Удивительны уже первые его картины, созданные еще в Умбрии, – «Мадонна Конестабиле» и «Обручение Марии».
«Мадонна Конестабиле» – это первая картина Рафаэля, которую мы видим в России, в Эрмитаже. Она маленькая и могла бы казаться иконой, если бы не фон – природа, что сразу превращает иконописный вид Мадонны в портрет юной женщины эпохи Возрождения, исполненной тишины и грусти, что соответствует пустынной местности – озеро с едва зеленеющими склонами холмов, с тонкими деревцами без листвы еще, вдали заснеженные вершины гор. Ранняя весна. Это из детства художника. Это воспоминания о рано умершей матери. Это и икона, и портрет. Здесь весь Рафаэль, полное воплощение замысла и грация, только ему свойственная, как его характеру, так и его созданиям.

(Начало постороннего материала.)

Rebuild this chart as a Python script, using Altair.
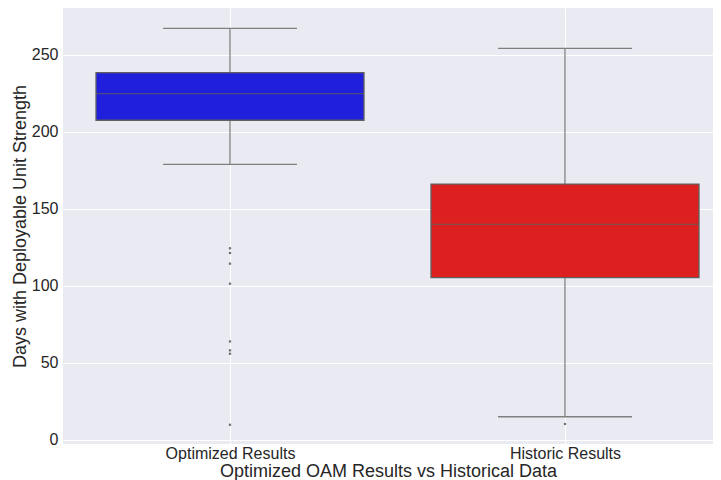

Грация – слово, которое ныне не несет в себе того сакрального значения, какое имело в Средние века и эпоху Возрождения, в отношении Рафаэля нам ничего не скажет, если не уяснить его значение в исторической перспективе. Вот что выяснили исследователи понятия «грация». В античности «gratia» означала не столько «привлекательность, прелесть, изящество», сколько «влияние, взаимосогласие, дружбу, благодарность, прощение, благосклонность, милость, благодеяние». В богословской литературе «грация» была выделена для названия особой милости Бога – благодати. Грация – это благодать, дар небес.